PROVIDED RECORDS.

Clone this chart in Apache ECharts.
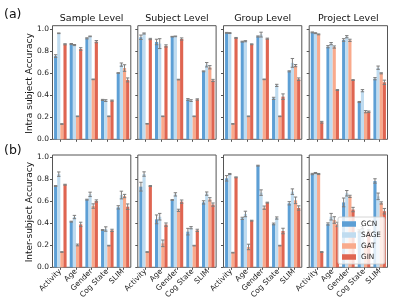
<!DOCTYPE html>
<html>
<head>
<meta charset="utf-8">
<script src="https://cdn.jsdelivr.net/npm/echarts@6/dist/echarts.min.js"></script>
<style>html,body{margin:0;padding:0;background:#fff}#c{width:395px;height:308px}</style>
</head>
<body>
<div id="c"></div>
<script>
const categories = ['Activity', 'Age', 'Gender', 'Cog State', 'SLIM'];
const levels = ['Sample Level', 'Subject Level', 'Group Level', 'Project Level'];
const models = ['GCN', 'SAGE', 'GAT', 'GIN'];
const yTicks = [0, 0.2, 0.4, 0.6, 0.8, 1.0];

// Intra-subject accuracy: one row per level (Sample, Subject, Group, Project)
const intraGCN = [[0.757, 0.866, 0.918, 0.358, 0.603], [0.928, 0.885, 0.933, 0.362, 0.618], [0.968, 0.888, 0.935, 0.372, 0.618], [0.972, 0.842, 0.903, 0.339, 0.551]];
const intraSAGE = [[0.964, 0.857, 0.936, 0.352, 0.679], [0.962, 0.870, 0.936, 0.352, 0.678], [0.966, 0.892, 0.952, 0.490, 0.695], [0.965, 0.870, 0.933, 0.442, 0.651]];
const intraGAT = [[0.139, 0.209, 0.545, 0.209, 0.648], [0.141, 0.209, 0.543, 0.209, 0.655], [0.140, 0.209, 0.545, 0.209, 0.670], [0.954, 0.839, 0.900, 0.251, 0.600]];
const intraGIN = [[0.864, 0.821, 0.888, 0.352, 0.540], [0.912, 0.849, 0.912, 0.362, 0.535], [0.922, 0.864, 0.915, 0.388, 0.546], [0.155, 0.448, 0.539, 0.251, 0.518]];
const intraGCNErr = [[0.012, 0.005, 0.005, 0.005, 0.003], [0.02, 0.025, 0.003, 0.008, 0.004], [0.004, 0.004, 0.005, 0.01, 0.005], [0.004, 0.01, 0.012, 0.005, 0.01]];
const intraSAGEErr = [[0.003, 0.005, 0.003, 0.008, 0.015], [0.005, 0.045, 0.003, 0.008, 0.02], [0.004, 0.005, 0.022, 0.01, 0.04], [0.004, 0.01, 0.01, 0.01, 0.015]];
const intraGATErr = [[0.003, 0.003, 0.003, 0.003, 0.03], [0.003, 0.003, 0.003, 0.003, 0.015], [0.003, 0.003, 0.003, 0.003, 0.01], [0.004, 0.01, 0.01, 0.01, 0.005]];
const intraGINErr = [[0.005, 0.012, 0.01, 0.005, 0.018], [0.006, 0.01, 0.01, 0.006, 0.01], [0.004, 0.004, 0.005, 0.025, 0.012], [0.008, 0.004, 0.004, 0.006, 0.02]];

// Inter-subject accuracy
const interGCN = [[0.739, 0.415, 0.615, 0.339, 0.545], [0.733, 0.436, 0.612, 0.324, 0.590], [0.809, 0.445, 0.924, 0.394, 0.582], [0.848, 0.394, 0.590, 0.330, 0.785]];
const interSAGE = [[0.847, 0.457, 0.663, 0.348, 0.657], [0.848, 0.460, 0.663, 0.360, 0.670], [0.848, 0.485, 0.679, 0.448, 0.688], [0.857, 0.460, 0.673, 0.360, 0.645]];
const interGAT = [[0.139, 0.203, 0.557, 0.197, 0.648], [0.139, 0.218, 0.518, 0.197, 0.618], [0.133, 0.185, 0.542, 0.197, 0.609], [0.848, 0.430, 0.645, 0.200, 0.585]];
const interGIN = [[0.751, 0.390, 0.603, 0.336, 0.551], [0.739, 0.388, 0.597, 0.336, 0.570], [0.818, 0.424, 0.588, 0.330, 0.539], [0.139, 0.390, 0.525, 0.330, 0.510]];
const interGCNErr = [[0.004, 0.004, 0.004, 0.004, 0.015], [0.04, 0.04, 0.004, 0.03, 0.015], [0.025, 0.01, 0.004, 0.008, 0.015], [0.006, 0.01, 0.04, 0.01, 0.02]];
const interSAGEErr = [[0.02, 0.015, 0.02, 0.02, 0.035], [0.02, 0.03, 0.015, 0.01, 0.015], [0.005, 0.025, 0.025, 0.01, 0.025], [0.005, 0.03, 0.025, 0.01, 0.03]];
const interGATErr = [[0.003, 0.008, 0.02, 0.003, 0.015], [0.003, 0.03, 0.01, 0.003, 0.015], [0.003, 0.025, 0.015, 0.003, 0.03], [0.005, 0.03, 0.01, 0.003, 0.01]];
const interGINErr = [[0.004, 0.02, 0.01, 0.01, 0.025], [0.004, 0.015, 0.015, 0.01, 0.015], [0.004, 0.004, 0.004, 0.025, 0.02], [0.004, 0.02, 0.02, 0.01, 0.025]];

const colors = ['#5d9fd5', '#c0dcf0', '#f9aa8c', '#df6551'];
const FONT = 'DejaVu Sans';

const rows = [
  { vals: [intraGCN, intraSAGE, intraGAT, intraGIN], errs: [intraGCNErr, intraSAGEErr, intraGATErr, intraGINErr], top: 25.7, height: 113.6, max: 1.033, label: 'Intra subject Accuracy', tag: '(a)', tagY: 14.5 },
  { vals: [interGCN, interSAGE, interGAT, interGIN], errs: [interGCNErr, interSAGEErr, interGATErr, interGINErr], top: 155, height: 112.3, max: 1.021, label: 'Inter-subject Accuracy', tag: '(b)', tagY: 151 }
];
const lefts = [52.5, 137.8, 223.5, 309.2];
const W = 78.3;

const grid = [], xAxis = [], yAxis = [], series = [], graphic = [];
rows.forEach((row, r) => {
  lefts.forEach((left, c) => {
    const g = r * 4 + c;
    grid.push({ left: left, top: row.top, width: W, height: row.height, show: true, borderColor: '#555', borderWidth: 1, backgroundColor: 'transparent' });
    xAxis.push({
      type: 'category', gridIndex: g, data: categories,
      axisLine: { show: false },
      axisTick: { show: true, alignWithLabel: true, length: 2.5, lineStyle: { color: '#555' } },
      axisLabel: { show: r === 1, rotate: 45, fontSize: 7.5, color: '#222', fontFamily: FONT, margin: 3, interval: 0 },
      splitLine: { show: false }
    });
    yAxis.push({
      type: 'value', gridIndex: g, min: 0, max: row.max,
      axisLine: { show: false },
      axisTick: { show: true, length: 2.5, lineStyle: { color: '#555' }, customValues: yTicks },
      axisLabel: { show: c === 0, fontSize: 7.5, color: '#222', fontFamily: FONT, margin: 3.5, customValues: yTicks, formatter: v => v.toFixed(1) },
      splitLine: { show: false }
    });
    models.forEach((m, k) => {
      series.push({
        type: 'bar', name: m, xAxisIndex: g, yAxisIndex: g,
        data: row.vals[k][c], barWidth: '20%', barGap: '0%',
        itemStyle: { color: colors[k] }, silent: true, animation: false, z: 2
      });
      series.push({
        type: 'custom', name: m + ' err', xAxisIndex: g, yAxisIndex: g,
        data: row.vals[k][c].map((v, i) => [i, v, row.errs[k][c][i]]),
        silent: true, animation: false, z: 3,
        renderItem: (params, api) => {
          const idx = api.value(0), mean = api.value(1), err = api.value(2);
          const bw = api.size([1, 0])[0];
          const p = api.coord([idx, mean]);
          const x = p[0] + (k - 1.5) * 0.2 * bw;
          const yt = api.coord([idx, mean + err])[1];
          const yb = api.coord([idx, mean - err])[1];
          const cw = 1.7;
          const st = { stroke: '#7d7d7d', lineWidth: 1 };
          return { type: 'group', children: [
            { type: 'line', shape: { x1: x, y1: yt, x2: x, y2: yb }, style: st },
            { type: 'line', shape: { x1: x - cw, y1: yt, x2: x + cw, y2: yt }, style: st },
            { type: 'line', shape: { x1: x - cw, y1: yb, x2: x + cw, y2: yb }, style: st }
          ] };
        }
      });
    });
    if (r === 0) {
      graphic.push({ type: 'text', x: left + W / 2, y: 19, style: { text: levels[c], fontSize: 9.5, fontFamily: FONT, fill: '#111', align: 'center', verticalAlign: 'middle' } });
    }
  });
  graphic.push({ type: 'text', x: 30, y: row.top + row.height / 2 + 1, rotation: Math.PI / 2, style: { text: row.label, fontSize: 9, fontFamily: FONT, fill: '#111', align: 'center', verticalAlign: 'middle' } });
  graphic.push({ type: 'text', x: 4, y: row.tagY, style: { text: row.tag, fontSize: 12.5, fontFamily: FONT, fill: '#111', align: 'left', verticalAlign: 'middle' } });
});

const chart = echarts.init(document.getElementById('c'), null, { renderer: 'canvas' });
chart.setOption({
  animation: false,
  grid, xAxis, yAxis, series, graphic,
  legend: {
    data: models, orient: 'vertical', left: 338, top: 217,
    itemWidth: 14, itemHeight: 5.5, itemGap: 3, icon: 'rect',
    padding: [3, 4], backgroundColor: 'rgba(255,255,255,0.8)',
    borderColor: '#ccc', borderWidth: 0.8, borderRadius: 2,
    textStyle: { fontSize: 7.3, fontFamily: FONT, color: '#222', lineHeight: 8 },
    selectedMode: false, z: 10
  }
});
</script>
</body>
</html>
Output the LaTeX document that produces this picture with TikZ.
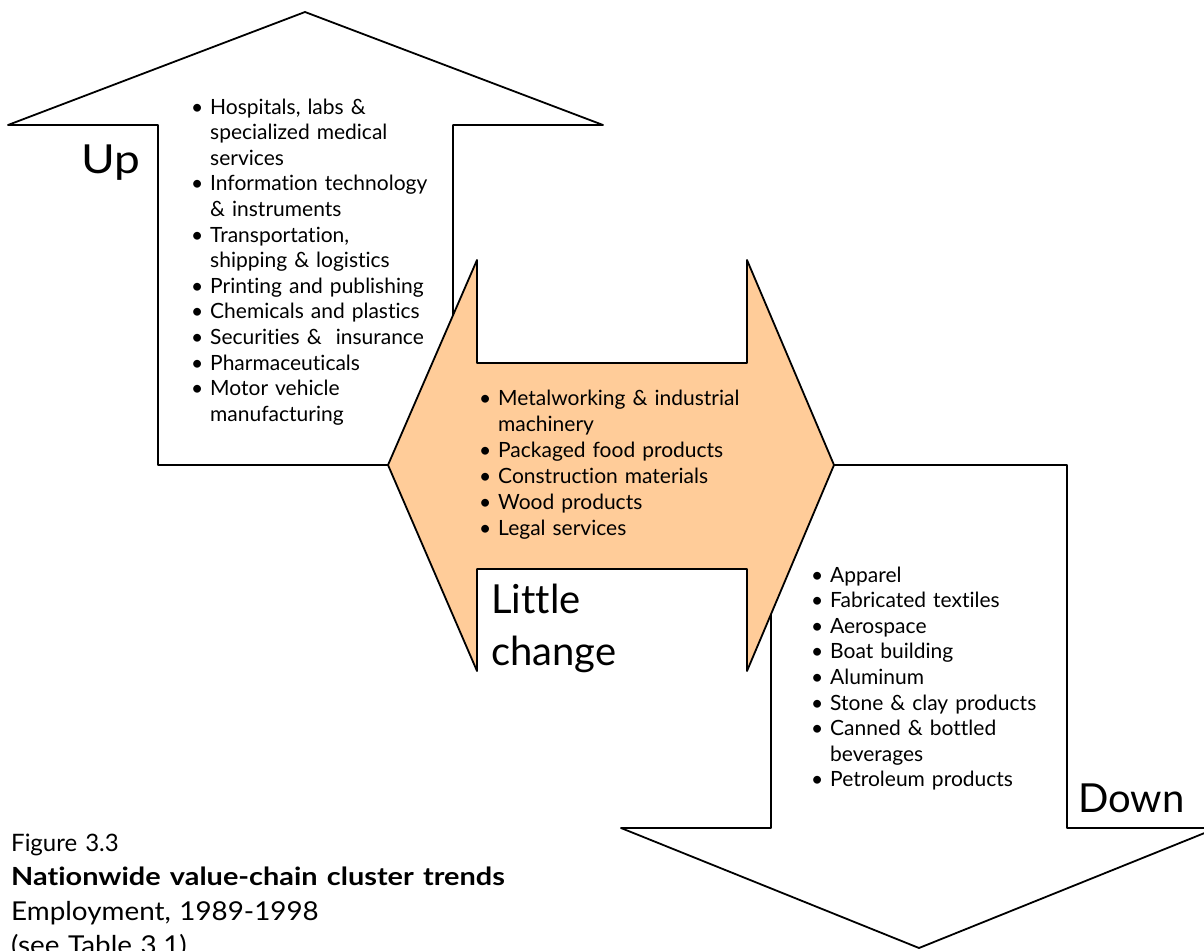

SET PROBLEM.
Take the lines above from the top of the records through the one with "const yTicks = [0, 0.2, 0.4, 0.6, 0.8, 1.0];" and repeat them exactly, without any pictures.

REPLY.
Clone this chart in Apache ECharts.
<!DOCTYPE html>
<html>
<head>
<meta charset="utf-8">
<script src="https://cdn.jsdelivr.net/npm/echarts@6/dist/echarts.min.js"></script>
<style>html,body{margin:0;padding:0;background:#fff}#c{width:395px;height:308px}</style>
</head>
<body>
<div id="c"></div>
<script>
const categories = ['Activity', 'Age', 'Gender', 'Cog State', 'SLIM'];
const levels = ['Sample Level', 'Subject Level', 'Group Level', 'Project Level'];
const models = ['GCN', 'SAGE', 'GAT', 'GIN'];
const yTicks = [0, 0.2, 0.4, 0.6, 0.8, 1.0];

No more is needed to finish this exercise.